I encountered some bizarre behavior when print-ing the result of a function that returns a char.
char readReg(char addr)
SPI.transfer(addr | 0x80);
result = SPI.transfer(0x00);
Serial.println(readReg(0x00), HEX); // println does NOT handle this very well!
prints out "FFFFFF55" which is not correct. I would have expected either "55" or "00000055".
In order to get the correct output, I have to add:
Serial.println(0xff & readReg(0x00), HEX); // this works OK
just as a note, this does not work either:
char a = readReg(0x00);
Serial.println(a , HEX); // println does NOT handle this very well!
but this works fine:
char a = 0x55;
Serial.println(a , HEX); // works ok
but this does not:
char a = 0xff & readReg(0x00);
Serial.println(a , HEX); // total crap!
I tried to reproduce but it worked all as expected (partly simulated) with Arduino 2009 && IDE 0021. A dive into the code of print() shows that the char is casted to a long before printing when using base HEX. For sources of print see C:\Program Files (x86)\arduino-0021\hardware\arduino\cores\arduino\print.cpp
- which arduino are you using?
- which ide version?
- is this happening in a big program that maybe runnning out or RAM?

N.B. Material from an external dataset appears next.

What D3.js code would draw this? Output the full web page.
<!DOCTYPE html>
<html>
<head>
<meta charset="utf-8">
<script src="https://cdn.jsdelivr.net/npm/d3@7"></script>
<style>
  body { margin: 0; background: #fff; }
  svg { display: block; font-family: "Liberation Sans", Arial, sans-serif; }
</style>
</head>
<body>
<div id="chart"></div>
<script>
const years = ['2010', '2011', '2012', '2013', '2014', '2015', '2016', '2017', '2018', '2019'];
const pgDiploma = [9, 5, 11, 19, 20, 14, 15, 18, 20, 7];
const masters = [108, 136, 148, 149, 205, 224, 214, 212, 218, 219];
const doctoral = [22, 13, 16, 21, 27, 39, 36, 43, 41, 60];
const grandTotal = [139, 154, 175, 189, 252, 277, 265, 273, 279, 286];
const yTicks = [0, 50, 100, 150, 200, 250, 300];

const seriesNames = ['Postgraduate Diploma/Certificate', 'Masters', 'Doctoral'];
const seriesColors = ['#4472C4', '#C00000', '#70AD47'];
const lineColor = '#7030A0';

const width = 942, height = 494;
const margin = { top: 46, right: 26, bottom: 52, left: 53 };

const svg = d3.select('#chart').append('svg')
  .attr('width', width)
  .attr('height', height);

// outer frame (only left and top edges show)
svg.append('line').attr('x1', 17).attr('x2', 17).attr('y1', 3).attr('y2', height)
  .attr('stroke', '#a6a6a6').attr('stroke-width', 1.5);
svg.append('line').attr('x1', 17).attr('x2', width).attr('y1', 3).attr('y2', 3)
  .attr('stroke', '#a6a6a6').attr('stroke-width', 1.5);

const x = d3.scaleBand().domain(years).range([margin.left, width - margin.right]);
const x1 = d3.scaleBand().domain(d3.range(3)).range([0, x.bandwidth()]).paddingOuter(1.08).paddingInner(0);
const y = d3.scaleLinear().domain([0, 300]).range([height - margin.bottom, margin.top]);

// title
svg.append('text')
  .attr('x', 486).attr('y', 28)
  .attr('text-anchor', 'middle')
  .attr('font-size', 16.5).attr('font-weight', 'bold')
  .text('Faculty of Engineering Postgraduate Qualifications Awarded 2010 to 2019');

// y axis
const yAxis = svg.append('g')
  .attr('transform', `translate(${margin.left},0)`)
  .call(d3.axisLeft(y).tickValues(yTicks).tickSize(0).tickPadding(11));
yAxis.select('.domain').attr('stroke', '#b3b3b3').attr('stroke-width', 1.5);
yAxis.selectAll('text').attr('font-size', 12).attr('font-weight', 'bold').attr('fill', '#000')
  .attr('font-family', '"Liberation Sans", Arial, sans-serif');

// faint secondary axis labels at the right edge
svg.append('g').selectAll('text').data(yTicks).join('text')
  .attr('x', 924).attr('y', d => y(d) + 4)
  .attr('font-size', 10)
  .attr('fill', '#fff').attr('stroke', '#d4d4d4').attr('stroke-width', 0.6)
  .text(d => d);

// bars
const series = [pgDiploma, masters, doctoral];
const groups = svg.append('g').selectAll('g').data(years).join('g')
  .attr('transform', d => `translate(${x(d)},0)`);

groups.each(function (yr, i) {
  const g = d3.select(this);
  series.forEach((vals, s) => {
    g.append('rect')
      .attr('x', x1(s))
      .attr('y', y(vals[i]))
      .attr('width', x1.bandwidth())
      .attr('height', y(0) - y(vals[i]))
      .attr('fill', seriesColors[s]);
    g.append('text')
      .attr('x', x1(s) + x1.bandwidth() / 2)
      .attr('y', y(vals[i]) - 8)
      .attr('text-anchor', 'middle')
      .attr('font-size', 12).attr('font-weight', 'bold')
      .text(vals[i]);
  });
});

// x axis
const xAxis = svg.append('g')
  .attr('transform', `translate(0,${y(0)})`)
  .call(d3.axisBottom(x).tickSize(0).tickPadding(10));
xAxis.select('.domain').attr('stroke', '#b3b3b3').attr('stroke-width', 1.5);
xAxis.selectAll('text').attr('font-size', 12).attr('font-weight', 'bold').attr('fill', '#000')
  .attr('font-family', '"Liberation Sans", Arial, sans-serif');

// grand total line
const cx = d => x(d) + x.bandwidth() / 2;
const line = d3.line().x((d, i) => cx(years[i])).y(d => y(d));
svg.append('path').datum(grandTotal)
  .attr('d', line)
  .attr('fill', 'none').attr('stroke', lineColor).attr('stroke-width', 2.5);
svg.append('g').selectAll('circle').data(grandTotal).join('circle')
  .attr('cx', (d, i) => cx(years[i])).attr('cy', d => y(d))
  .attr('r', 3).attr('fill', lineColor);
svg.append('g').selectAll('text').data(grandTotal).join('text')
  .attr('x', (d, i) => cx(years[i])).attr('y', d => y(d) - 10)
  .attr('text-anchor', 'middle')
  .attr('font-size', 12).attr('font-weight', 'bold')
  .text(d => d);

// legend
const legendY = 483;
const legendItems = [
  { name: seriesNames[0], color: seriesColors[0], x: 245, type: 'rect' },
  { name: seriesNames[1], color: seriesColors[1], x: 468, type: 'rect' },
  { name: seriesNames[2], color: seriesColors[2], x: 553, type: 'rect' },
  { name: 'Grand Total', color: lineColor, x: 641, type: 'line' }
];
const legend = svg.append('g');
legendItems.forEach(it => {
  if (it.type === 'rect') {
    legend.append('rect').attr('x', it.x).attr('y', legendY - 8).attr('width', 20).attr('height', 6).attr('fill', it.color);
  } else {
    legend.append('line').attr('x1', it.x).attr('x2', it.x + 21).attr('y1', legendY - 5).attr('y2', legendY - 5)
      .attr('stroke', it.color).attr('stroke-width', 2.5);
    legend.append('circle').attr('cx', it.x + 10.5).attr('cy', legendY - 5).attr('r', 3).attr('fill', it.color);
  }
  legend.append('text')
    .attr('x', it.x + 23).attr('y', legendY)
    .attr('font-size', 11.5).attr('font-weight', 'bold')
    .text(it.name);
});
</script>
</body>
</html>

char is a SIGNED value. So anything above 127 will have the signbyte extended into the long. Just use byte b = c ; or similar and then you do not get the leadings FFs.
Very true, but the value appears to be 0x55 so sign extention should result in 0x00000055 and not 0xFFFFFF55, ...?
Can you post your complete code?
I think Msquare already got the point, char is a signed 8bit integer. The value you are printing is probably 0xAB (which equals -0x55)
To clarify this issue, what is the output of
Serial.println((uint8_t) readReg(0x00), HEX);
If the output is AB then everything should become clear.